The few people who would provide pricing advice told him little more than the old stand-by: Don’t haul cheap freight. Asked to define “cheap freight,” most narrowed the cutoff to around $1.50 per mile.

Isaac Ho knows his cost, however: If I had to haul for $1.50 per mile I don’t think I would be profitable. Fortunately for him, he’s entered this business at a time of freight market strength.

He’s locating freight in the $2-$2.20 range consistently for the lanes he has worked, mostly the Midwest to South Central and back. Ho plans to continue examining freight lanes — the commodity in relation to the rates — staying with products he is comfortable with, allowing him to learn seasonal freight opportunities.

At once, he recognizes good fortune when he sees it, and continues to be frugal with spending as he builds a strong financial foundation.

Although using factoring for some people may be a cash-flow necessity, Ho investigated and determined the factoring arrangements he was offered to be extremely complicated, with high fees and complicated back charges. To reduce his risk on receivables, he opts for contracts with brokerage services that offer payment in two to seven days upon delivery, many charging their percentage fees. If he was working from a multi-broker board like DAT or, he adds, he might find more utility from a factoring arrangement to consolidate quicker payments from multiple sources.
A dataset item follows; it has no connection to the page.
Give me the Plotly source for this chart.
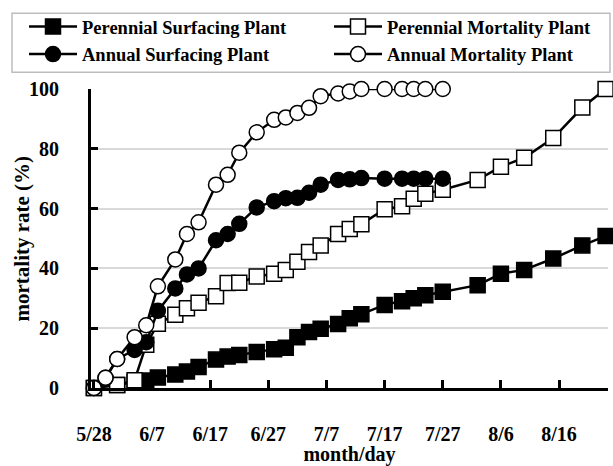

The electronic logging device mandate was of no consequence to him. He’s utilizing a Zed ELD, which Isaac describes as “OK, a bare bones ELD,” one of few with no monthly fee, further containing costs. He’s confident using the 8/2 splits and little nuances of the hours rule to solve problems. To help him be more efficient, he mostly hauls light loads combined with slower speeds. He keeps up the truck, so he doesn’t worry about inspections

It’s all in the planning, as he might put it, and now as the owner and chief decision maker, he is in control. People with Ho’s skills, many of whom entered this business via a nontraditional path, can see advantages many of us may not. I salute him and encourage others not to be too quick judge new people entering this business.